In fact if it felt like a rerun, it’s because, well, much of it is. There is indeed a noticeable dearth of ‘new’ policy this year. The reason of course is Europe. Given the result of the referendum is still so uncertain, it therefore makes who leads the government for the rest of the year even less certain. As such there’s little point laying out a comprehensive programme of government at this stage.

Nonetheless there has already been much in the political media about Prime Minister David Cameron’s attempts behind closed doors to water down a number of the more controversial policy proposals across various departments, and indeed re-attempt to soften the Conservatives’ public image. With public divisions and threats of backbench rebellions, he’ll want to show his government in a benevolent light.

Touted as the “biggest prison shake-up in England and Wales since Victorian times”, the Queen announced plans for the first six semi-autonomous “reform prisons”. HMP Wandsworth is just one of these institutions that will see governors given new powers over key aspects of management. There are also plans to pilot the use of satellite tracking tags, which will monitor the movements of offenders using GPS technology; theoretically allowing prisoners to become weekend inmates.

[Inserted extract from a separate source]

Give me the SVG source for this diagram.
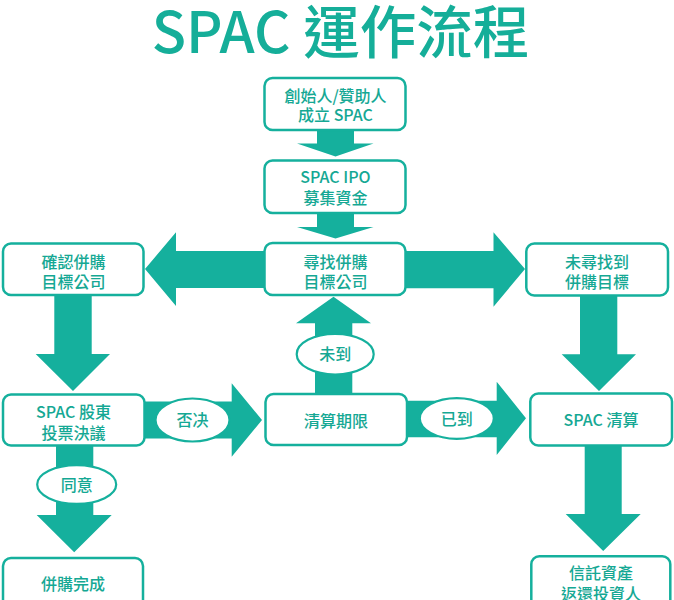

The Queen’s Speech also confirmed that the Department for Education will back down over academies and an Education for All Bill will promote the goal of making every school an academy, though with no compulsion for local authorities to do so.

The Queen’s Speech notably included measures to tackle tax evasion, a move that David Cameron no doubt hopes will sate the public’s appetite for tough action against wealthy individuals who exploit loopholes (especially in light of the highly damaging Panama Papers).

The most noteworthy moment of the whole ceremony however happened in the corridors of Houses of Parliament before the Queen’s speech had even begun. Camera’s caught the awkward moment when David Cameron’s attempts at exchanging pleasantries were snubbed by Jeremy Corbyn, as he repeatedly ignored the Prime Minister’s chit-chat.